Sebagai contoh, ada seorang pengusaha hijab yang awalnya hanya ingin mengedukasi masyarakat tentang bagaimana memakai hijab sesuai syariat. Dari edukasi tersebut, muncul permintaan untuk membeli hijab, yang akhirnya berkembang menjadi bisnis. Prinsip yang dipegang adalah bahwa bisnis harus menjadi bagian dari dakwah, bukan sekadar mencari keuntungan materi semata. Lalu contoh kasus dari bisnis yang menjual agama adalah seperti berjualan hijab, namun pembisnisnya mengklaim bahwa hijab itu telah dibacakan ayat-ayat Al-Qur'an sebelum di jual untuk menarik pembeli, hal inilah yang tidak dibenarkan.


Kesimpulan

Kekayaan dalam Islam bukanlah tujuan akhir, melainkan sarana untuk berbuat kebaikan dan membantu sesama. Para sahabat Nabi seperti Umar bin Khattab dan Utsman bin Affan telah menunjukkan bagaimana kekayaan bisa menjadi berkah bagi umat. Selain itu, menjaga harmoni dalam rumah tangga juga penting, terutama ketika peran tradisional dalam keluarga mengalami perubahan.

Dalam dunia bisnis, tanggung jawab sosial harus menjadi bagian dari prinsip dasar, jangan sampai justru kita berbisnis dengan menjual agama. Dalam Islam, bisnis tidak hanya berorientasi pada keuntungan materi, tetapi juga pada kebermanfaatan bagi masyarakat.

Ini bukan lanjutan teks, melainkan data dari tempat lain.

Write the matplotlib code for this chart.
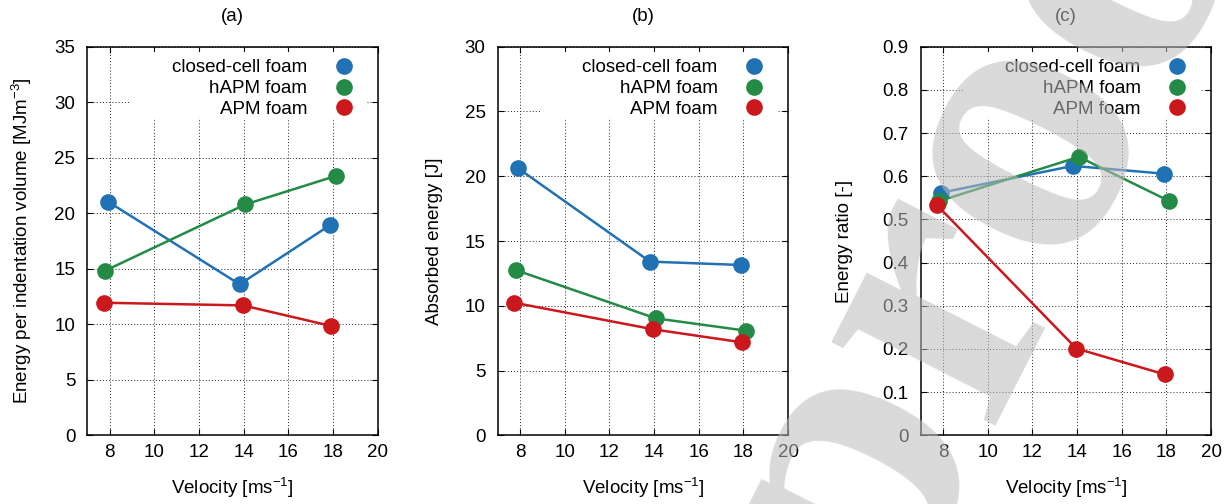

Dengan mengikuti prinsip-prinsip ini, kita bisa menjadikan kekayaan dan bisnis sebagai alat untuk mendekatkan diri kepada Allah serta memberikan manfaat bagi sesama. Seperti yang diajarkan para sahabat Nabi, kekayaan yang berkah adalah kekayaan yang tidak hanya dinikmati sendiri, tetapi juga dirasakan oleh orang lain. Wallahualam bishawab.